Ground 1 of the demurrer is as follows: "Defendants demur specially to paragraph 5 of said petition for the reason that only one section, to wit: Section 22, of the acts of the legislature creating the City Court of Gwinnett County (Georgia Laws *553 1937, pages 1184 et seq.) is set out in said paragraph, when a construction of the entire act is necessary for the proper determination of the questions involved." The courts are bound to take judicial cognizance of an act of the General Assembly of this State, and it is not essential that a pleader should set out an entire act in his pleadings in order to insist upon some paragraph or provision of the act.
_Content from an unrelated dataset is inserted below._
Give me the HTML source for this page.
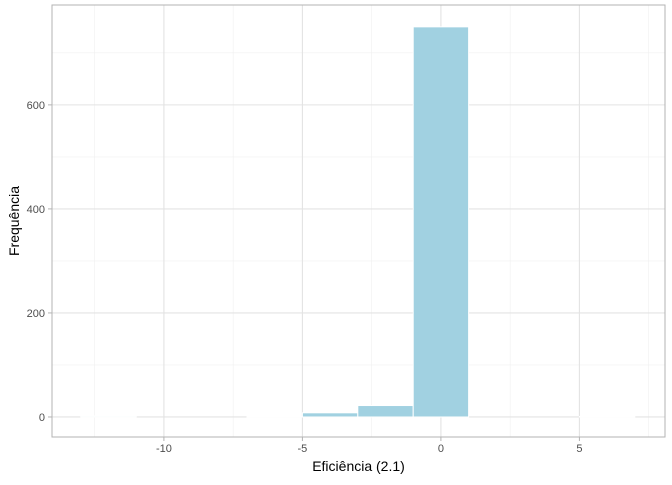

Generally the courts must ascertain the legislative intent manifested by an act, and when the intent has been ascertained, it is to be enforced as the law of this State. Torrance v. McDougald, 12 Ga. 526 (3); Lee v. Tucker, 130 Ga. 43 (60 S.E. 164); Moseley v. State, 176 Ga. 889 (169 S.E. 97); Davis v. State, 204 Ga. 467 (50 S.E.2d 604). The clear, plain, unambiguous language of section 22, which requires the Sheriff of Gwinnett County (and as Sheriff of the City Court of Gwinnett County) to return bonds in all criminal cases arising within the jurisdiction of the City Court of Buford to that court, is not in conflict with any other provision of the act. The petition was sufficient to show a legal duty resting upon the sheriff to do and perform the acts sought by the petition, and it was error to sustain the demurrer.
Judgment reversed. All the Justices concur.